▶ Given exercise
Copy the material that follows word for word and omit its pictures.

Figure scripts
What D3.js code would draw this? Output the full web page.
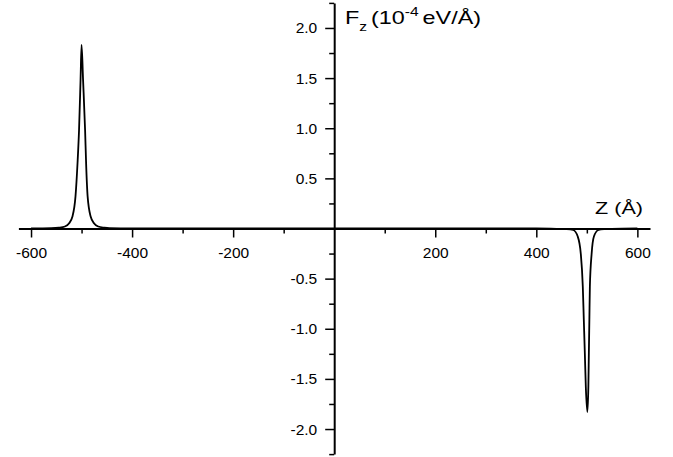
<!DOCTYPE html>
<html>
<head>
<meta charset="utf-8">
<script src="https://cdn.jsdelivr.net/npm/d3@7"></script>
<style>
  html, body { margin: 0; padding: 0; background: #fff; }
  svg { display: block; }
  text { font-family: "Liberation Sans", Arial, Helvetica, sans-serif; fill: #000; }
</style>
</head>
<body>
<svg id="chart" width="673" height="457"></svg>
<script>
// ---- data ----
const zValues = [-600, -560, -545, -533, -525, -518, -512, -508, -505, -502, -500, -497, -493, -491, -488, -482, -475, -467, -455, -445, -400,
                 0,
                 400, 440, 460, 473, 482, 488, 492, 494, 496, 498, 501, 503, 504, 505, 506, 509.5, 514, 523, 535, 549, 600];
const fValues = [0, 0.003, 0.008, 0.02, 0.05, 0.12, 0.32, 0.65, 0.98, 1.48, 1.83, 1.48, 0.98, 0.65, 0.32, 0.12, 0.05, 0.02, 0.008, 0.003, 0,
                 0,
                 0, -0.003, -0.006, -0.015, -0.08, -0.25, -0.58, -0.91, -1.24, -1.58, -1.83, -1.58, -1.24, -0.91, -0.58, -0.25, -0.08, -0.015, -0.006, -0.003, 0];
const xMajorTicks = [-600, -400, -200, 200, 400, 600];
const xMinorTicks = [-500, -300, -100, 100, 300, 500];
const yMajorTicks = [-2.0, -1.5, -1.0, -0.5, 0.5, 1.0, 1.5, 2.0];
const yMinorTicks = [-2.25, -1.75, -1.25, -0.75, -0.25, 0.25, 0.75, 1.25, 1.75, 2.25];
const xDomain = [-625, 625];
const yDomain = [-2.25, 2.25];

const svg = d3.select("#chart");
const x = d3.scaleLinear().domain(xDomain).range([18.4, 650.0]);
const y = d3.scaleLinear().domain(yDomain).range([454.1, 2.9]);
const x0 = x(0), y0 = y(0);

// x axis
const gx = svg.append("g").attr("transform", `translate(0,${y0})`);
gx.call(d3.axisBottom(x).tickValues(xMajorTicks).tickSize(9).tickSizeOuter(0)
  .tickPadding(9).tickFormat(d => String(d)));
gx.append("g").call(d3.axisBottom(x).tickValues(xMinorTicks).tickSize(5).tickFormat(""))
  .call(g => g.select(".domain").remove());

// y axis
const gy = svg.append("g").attr("transform", `translate(${x0},0)`);
gy.call(d3.axisLeft(y).tickValues(yMajorTicks).tickSize(9).tickSizeOuter(0)
  .tickPadding(8).tickFormat(d => d.toFixed(1)));
gy.append("g").call(d3.axisLeft(y).tickValues(yMinorTicks).tickSize(5).tickFormat(""))
  .call(g => g.select(".domain").remove());

svg.selectAll(".domain").attr("stroke", "#000").attr("stroke-width", 2);
svg.selectAll(".tick line").attr("stroke", "#000").attr("stroke-width", 1.5);
svg.selectAll(".tick text").attr("font-size", 15.5).attr("font-family", "Liberation Sans, Arial, sans-serif").attr("fill", "#000");

// curve
const pts = zValues.map((z, i) => [z, fValues[i]]);
const line = d3.line().x(d => x(d[0])).y(d => y(d[1])).curve(d3.curveMonotoneX);
svg.append("path").datum(pts).attr("d", line)
  .attr("fill", "none").attr("stroke", "#000").attr("stroke-width", 1.8);

// axis titles
const zt = svg.append("g").attr("transform", "translate(595,213.5) scale(1.35,1)");
zt.append("text").attr("font-size", 16).text("Z (Å)");

const ft = svg.append("g").attr("transform", "translate(345,24) scale(1.3,1)");
const ftxt = ft.append("text").attr("font-size", 18);
ftxt.append("tspan").text("F");
ftxt.append("tspan").attr("font-size", 12).attr("dx", 0).attr("dy", 7).text("z");
ftxt.append("tspan").attr("dx", 3).attr("dy", -7).text("(10");
ftxt.append("tspan").attr("font-size", 12).attr("dy", -8).text("-4");
ftxt.append("tspan").attr("dy", 8).attr("dx", 3).text("eV/Å)");
</script>
</body>
</html>
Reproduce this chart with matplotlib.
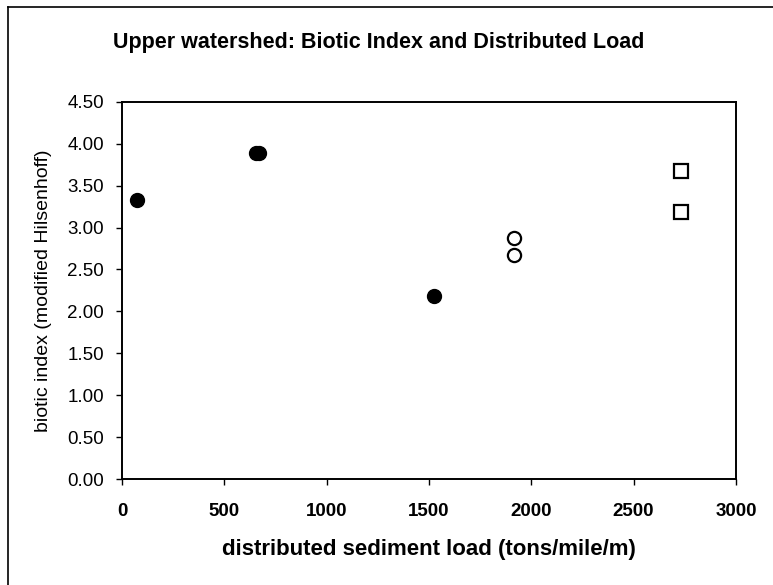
import matplotlib.pyplot as plt
from matplotlib.lines import Line2D

# values
filled_x = [75, 655, 668, 1525]
filled_y = [3.33, 3.89, 3.89, 2.18]
open_x = [1915, 1915]
open_y = [2.88, 2.67]
square_x = [2730, 2730]
square_y = [3.67, 3.19]

x_ticks = [0, 500, 1000, 1500, 2000, 2500, 3000]
y_ticks = [0.0, 0.5, 1.0, 1.5, 2.0, 2.5, 3.0, 3.5, 4.0, 4.5]

plt.rcParams['font.family'] = ['Liberation Sans', 'DejaVu Sans']

fig = plt.figure(figsize=(7.73, 5.85), dpi=100)
ax = fig.add_axes([0.158, 0.181, 0.794, 0.645])

ax.plot(filled_x, filled_y, 'o', ms=10, mfc='black', mec='black', ls='none')
ax.plot(open_x, open_y, 'o', ms=9.5, mfc='white', mec='black', mew=1.6, ls='none')
ax.plot(square_x, square_y, 's', ms=10, mfc='white', mec='black', mew=1.6, ls='none')

ax.set_xlim(0, 3000)
ax.set_ylim(0, 4.5)
ax.set_xticks(x_ticks)
ax.set_yticks(y_ticks)
ax.set_xticklabels([str(v) for v in x_ticks], fontsize=13.5, fontweight='bold')
ax.set_yticklabels(['%.2f' % v for v in y_ticks], fontsize=13.5)
ax.tick_params(axis='both', direction='out', length=4, width=1, color='black')
ax.tick_params(axis='x', pad=13)
ax.tick_params(axis='y', pad=9)
for s in ax.spines.values():
    s.set_linewidth(1.4)
    s.set_color('black')

ax.set_xlabel('distributed sediment load (tons/mile/m)', fontsize=16,
              fontweight='bold', labelpad=14)
ax.set_ylabel('biotic index (modified Hilsenhoff)', fontsize=14, labelpad=11)
fig.text(0.49, 0.928, 'Upper watershed: Biotic Index and Distributed Load',
         ha='center', va='center', fontsize=15.5, fontweight='bold')

# outer chart frame (cut off at right and bottom in the scan)
fig.add_artist(Line2D([8 / 773, 1], [1 - 7 / 585] * 2, color='black', lw=1.2,
                      transform=fig.transFigure))
fig.add_artist(Line2D([8 / 773] * 2, [0, 1 - 7 / 585], color='black', lw=1.2,
                      transform=fig.transFigure))

fig.savefig('out.png', dpi=100)
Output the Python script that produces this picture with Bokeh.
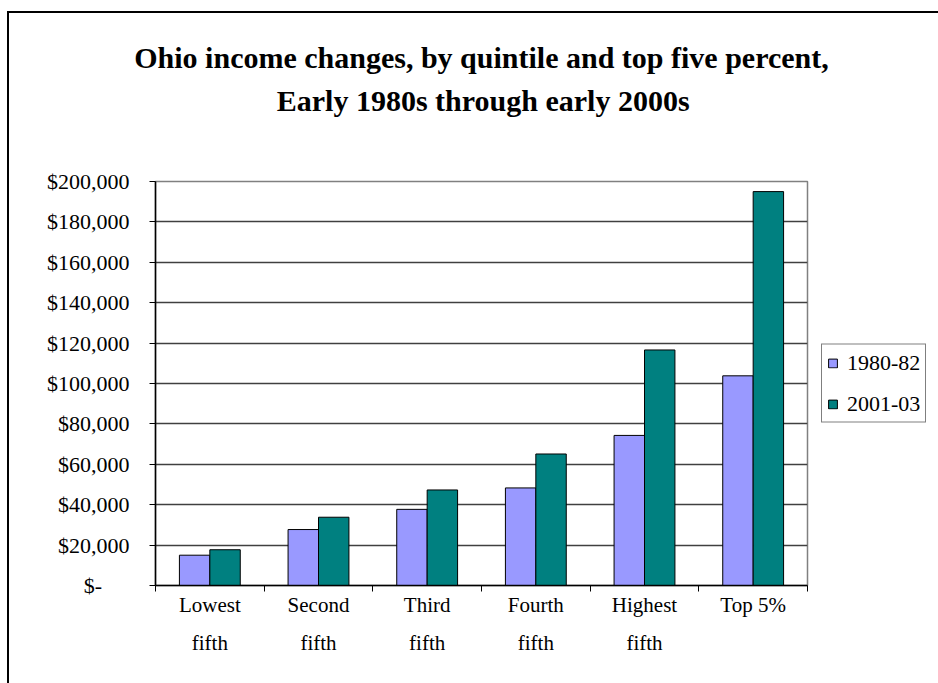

▶ Output of the exercise
What D3.js code would draw this? Output the full web page.
<!DOCTYPE html>
<html>
<head>
<meta charset="utf-8">
<script src="https://cdn.jsdelivr.net/npm/d3@7"></script>
<style>
  html, body { margin: 0; padding: 0; background: #fff; }
  svg { display: block; }
  text { font-family: "Liberation Sans", Arial, Helvetica, sans-serif; fill: #000; }
</style>
</head>
<body>
<svg id="chart" width="673" height="457"></svg>
<script>
// ---- data ----
const zValues = [-600, -560, -545, -533, -525, -518, -512, -508, -505, -502, -500, -497, -493, -491, -488, -482, -475, -467, -455, -445, -400,
                 0,
                 400, 440, 460, 473, 482, 488, 492, 494, 496, 498, 501, 503, 504, 505, 506, 509.5, 514, 523, 535, 549, 600];
const fValues = [0, 0.003, 0.008, 0.02, 0.05, 0.12, 0.32, 0.65, 0.98, 1.48, 1.83, 1.48, 0.98, 0.65, 0.32, 0.12, 0.05, 0.02, 0.008, 0.003, 0,
                 0,
                 0, -0.003, -0.006, -0.015, -0.08, -0.25, -0.58, -0.91, -1.24, -1.58, -1.83, -1.58, -1.24, -0.91, -0.58, -0.25, -0.08, -0.015, -0.006, -0.003, 0];
const xMajorTicks = [-600, -400, -200, 200, 400, 600];
const xMinorTicks = [-500, -300, -100, 100, 300, 500];
const yMajorTicks = [-2.0, -1.5, -1.0, -0.5, 0.5, 1.0, 1.5, 2.0];
const yMinorTicks = [-2.25, -1.75, -1.25, -0.75, -0.25, 0.25, 0.75, 1.25, 1.75, 2.25];
const xDomain = [-625, 625];
const yDomain = [-2.25, 2.25];

const svg = d3.select("#chart");
const x = d3.scaleLinear().domain(xDomain).range([18.4, 650.0]);
const y = d3.scaleLinear().domain(yDomain).range([454.1, 2.9]);
const x0 = x(0), y0 = y(0);

// x axis
const gx = svg.append("g").attr("transform", `translate(0,${y0})`);
gx.call(d3.axisBottom(x).tickValues(xMajorTicks).tickSize(9).tickSizeOuter(0)
  .tickPadding(9).tickFormat(d => String(d)));
gx.append("g").call(d3.axisBottom(x).tickValues(xMinorTicks).tickSize(5).tickFormat(""))
  .call(g => g.select(".domain").remove());

// y axis
const gy = svg.append("g").attr("transform", `translate(${x0},0)`);
gy.call(d3.axisLeft(y).tickValues(yMajorTicks).tickSize(9).tickSizeOuter(0)
  .tickPadding(8).tickFormat(d => d.toFixed(1)));
gy.append("g").call(d3.axisLeft(y).tickValues(yMinorTicks).tickSize(5).tickFormat(""))
  .call(g => g.select(".domain").remove());

svg.selectAll(".domain").attr("stroke", "#000").attr("stroke-width", 2);
svg.selectAll(".tick line").attr("stroke", "#000").attr("stroke-width", 1.5);
svg.selectAll(".tick text").attr("font-size", 15.5).attr("font-family", "Liberation Sans, Arial, sans-serif").attr("fill", "#000");

// curve
const pts = zValues.map((z, i) => [z, fValues[i]]);
const line = d3.line().x(d => x(d[0])).y(d => y(d[1])).curve(d3.curveMonotoneX);
svg.append("path").datum(pts).attr("d", line)
  .attr("fill", "none").attr("stroke", "#000").attr("stroke-width", 1.8);

// axis titles
const zt = svg.append("g").attr("transform", "translate(595,213.5) scale(1.35,1)");
zt.append("text").attr("font-size", 16).text("Z (Å)");

const ft = svg.append("g").attr("transform", "translate(345,24) scale(1.3,1)");
const ftxt = ft.append("text").attr("font-size", 18);
ftxt.append("tspan").text("F");
ftxt.append("tspan").attr("font-size", 12).attr("dx", 0).attr("dy", 7).text("z");
ftxt.append("tspan").attr("dx", 3).attr("dy", -7).text("(10");
ftxt.append("tspan").attr("font-size", 12).attr("dy", -8).text("-4");
ftxt.append("tspan").attr("dy", 8).attr("dx", 3).text("eV/Å)");
</script>
</body>
</html>
Reproduce this chart with matplotlib.
import matplotlib.pyplot as plt
from matplotlib.lines import Line2D

# values
filled_x = [75, 655, 668, 1525]
filled_y = [3.33, 3.89, 3.89, 2.18]
open_x = [1915, 1915]
open_y = [2.88, 2.67]
square_x = [2730, 2730]
square_y = [3.67, 3.19]

x_ticks = [0, 500, 1000, 1500, 2000, 2500, 3000]
y_ticks = [0.0, 0.5, 1.0, 1.5, 2.0, 2.5, 3.0, 3.5, 4.0, 4.5]

plt.rcParams['font.family'] = ['Liberation Sans', 'DejaVu Sans']

fig = plt.figure(figsize=(7.73, 5.85), dpi=100)
ax = fig.add_axes([0.158, 0.181, 0.794, 0.645])

ax.plot(filled_x, filled_y, 'o', ms=10, mfc='black', mec='black', ls='none')
ax.plot(open_x, open_y, 'o', ms=9.5, mfc='white', mec='black', mew=1.6, ls='none')
ax.plot(square_x, square_y, 's', ms=10, mfc='white', mec='black', mew=1.6, ls='none')

ax.set_xlim(0, 3000)
ax.set_ylim(0, 4.5)
ax.set_xticks(x_ticks)
ax.set_yticks(y_ticks)
ax.set_xticklabels([str(v) for v in x_ticks], fontsize=13.5, fontweight='bold')
ax.set_yticklabels(['%.2f' % v for v in y_ticks], fontsize=13.5)
ax.tick_params(axis='both', direction='out', length=4, width=1, color='black')
ax.tick_params(axis='x', pad=13)
ax.tick_params(axis='y', pad=9)
for s in ax.spines.values():
    s.set_linewidth(1.4)
    s.set_color('black')

ax.set_xlabel('distributed sediment load (tons/mile/m)', fontsize=16,
              fontweight='bold', labelpad=14)
ax.set_ylabel('biotic index (modified Hilsenhoff)', fontsize=14, labelpad=11)
fig.text(0.49, 0.928, 'Upper watershed: Biotic Index and Distributed Load',
         ha='center', va='center', fontsize=15.5, fontweight='bold')

# outer chart frame (cut off at right and bottom in the scan)
fig.add_artist(Line2D([8 / 773, 1], [1 - 7 / 585] * 2, color='black', lw=1.2,
                      transform=fig.transFigure))
fig.add_artist(Line2D([8 / 773] * 2, [0, 1 - 7 / 585], color='black', lw=1.2,
                      transform=fig.transFigure))

fig.savefig('out.png', dpi=100)
Output the Python script that produces this picture with Bokeh.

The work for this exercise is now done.